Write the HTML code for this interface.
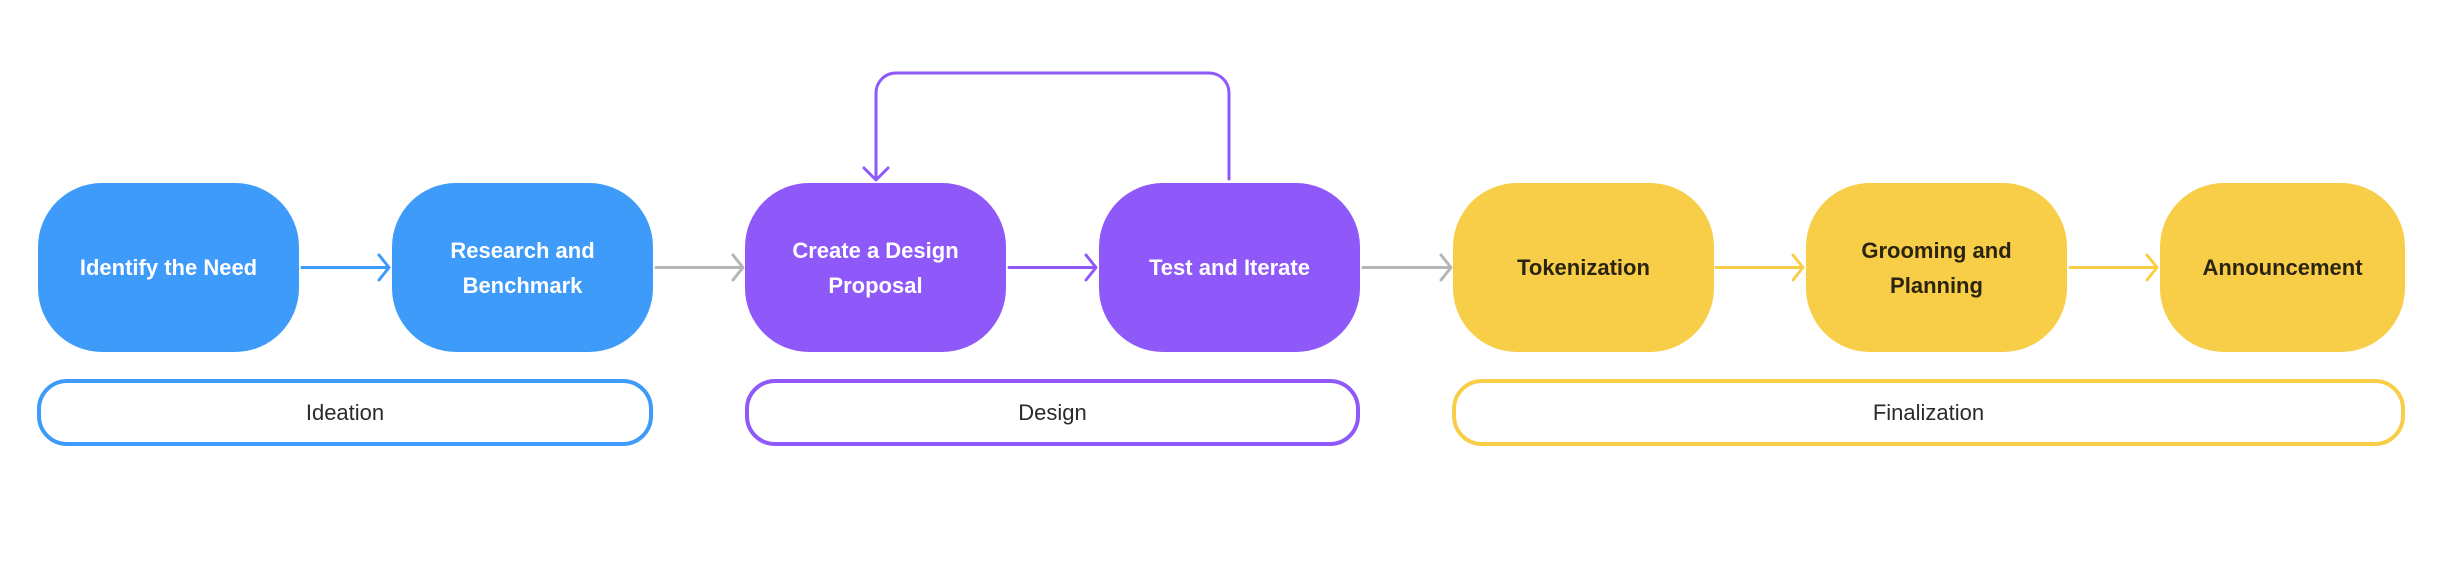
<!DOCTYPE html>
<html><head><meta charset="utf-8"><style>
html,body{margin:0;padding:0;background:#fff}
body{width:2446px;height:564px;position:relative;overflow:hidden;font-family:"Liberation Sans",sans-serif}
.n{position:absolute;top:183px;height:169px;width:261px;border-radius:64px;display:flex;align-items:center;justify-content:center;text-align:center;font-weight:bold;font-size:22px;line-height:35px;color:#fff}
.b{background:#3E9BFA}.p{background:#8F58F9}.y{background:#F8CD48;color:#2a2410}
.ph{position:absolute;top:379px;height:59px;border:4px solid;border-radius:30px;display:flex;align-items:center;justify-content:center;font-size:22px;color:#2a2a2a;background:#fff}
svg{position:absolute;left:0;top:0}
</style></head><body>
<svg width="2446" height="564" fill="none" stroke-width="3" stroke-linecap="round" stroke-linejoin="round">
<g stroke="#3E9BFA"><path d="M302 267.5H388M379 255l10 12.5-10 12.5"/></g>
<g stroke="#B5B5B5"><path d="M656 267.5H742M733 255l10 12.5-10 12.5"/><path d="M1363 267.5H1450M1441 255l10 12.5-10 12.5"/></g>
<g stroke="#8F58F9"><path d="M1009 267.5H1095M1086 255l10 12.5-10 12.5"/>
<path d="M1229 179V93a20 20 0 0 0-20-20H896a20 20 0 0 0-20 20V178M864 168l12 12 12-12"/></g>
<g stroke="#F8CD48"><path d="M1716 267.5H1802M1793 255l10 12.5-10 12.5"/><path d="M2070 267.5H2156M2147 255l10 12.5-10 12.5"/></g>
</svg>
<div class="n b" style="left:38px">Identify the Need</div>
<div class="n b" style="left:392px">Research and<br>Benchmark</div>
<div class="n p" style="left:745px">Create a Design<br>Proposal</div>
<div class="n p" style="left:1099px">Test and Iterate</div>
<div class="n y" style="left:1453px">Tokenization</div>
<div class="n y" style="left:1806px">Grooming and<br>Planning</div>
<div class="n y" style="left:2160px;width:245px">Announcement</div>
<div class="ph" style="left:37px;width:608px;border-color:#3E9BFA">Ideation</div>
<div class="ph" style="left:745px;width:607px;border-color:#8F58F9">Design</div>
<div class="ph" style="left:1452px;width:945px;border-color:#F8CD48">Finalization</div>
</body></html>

- _Job_
Give every line above again exactly, with no pictures.

- _Exercise answer_
Write the HTML code for this interface.
<!DOCTYPE html>
<html><head><meta charset="utf-8"><style>
html,body{margin:0;padding:0;background:#fff}
body{width:2446px;height:564px;position:relative;overflow:hidden;font-family:"Liberation Sans",sans-serif}
.n{position:absolute;top:183px;height:169px;width:261px;border-radius:64px;display:flex;align-items:center;justify-content:center;text-align:center;font-weight:bold;font-size:22px;line-height:35px;color:#fff}
.b{background:#3E9BFA}.p{background:#8F58F9}.y{background:#F8CD48;color:#2a2410}
.ph{position:absolute;top:379px;height:59px;border:4px solid;border-radius:30px;display:flex;align-items:center;justify-content:center;font-size:22px;color:#2a2a2a;background:#fff}
svg{position:absolute;left:0;top:0}
</style></head><body>
<svg width="2446" height="564" fill="none" stroke-width="3" stroke-linecap="round" stroke-linejoin="round">
<g stroke="#3E9BFA"><path d="M302 267.5H388M379 255l10 12.5-10 12.5"/></g>
<g stroke="#B5B5B5"><path d="M656 267.5H742M733 255l10 12.5-10 12.5"/><path d="M1363 267.5H1450M1441 255l10 12.5-10 12.5"/></g>
<g stroke="#8F58F9"><path d="M1009 267.5H1095M1086 255l10 12.5-10 12.5"/>
<path d="M1229 179V93a20 20 0 0 0-20-20H896a20 20 0 0 0-20 20V178M864 168l12 12 12-12"/></g>
<g stroke="#F8CD48"><path d="M1716 267.5H1802M1793 255l10 12.5-10 12.5"/><path d="M2070 267.5H2156M2147 255l10 12.5-10 12.5"/></g>
</svg>
<div class="n b" style="left:38px">Identify the Need</div>
<div class="n b" style="left:392px">Research and<br>Benchmark</div>
<div class="n p" style="left:745px">Create a Design<br>Proposal</div>
<div class="n p" style="left:1099px">Test and Iterate</div>
<div class="n y" style="left:1453px">Tokenization</div>
<div class="n y" style="left:1806px">Grooming and<br>Planning</div>
<div class="n y" style="left:2160px;width:245px">Announcement</div>
<div class="ph" style="left:37px;width:608px;border-color:#3E9BFA">Ideation</div>
<div class="ph" style="left:745px;width:607px;border-color:#8F58F9">Design</div>
<div class="ph" style="left:1452px;width:945px;border-color:#F8CD48">Finalization</div>
</body></html>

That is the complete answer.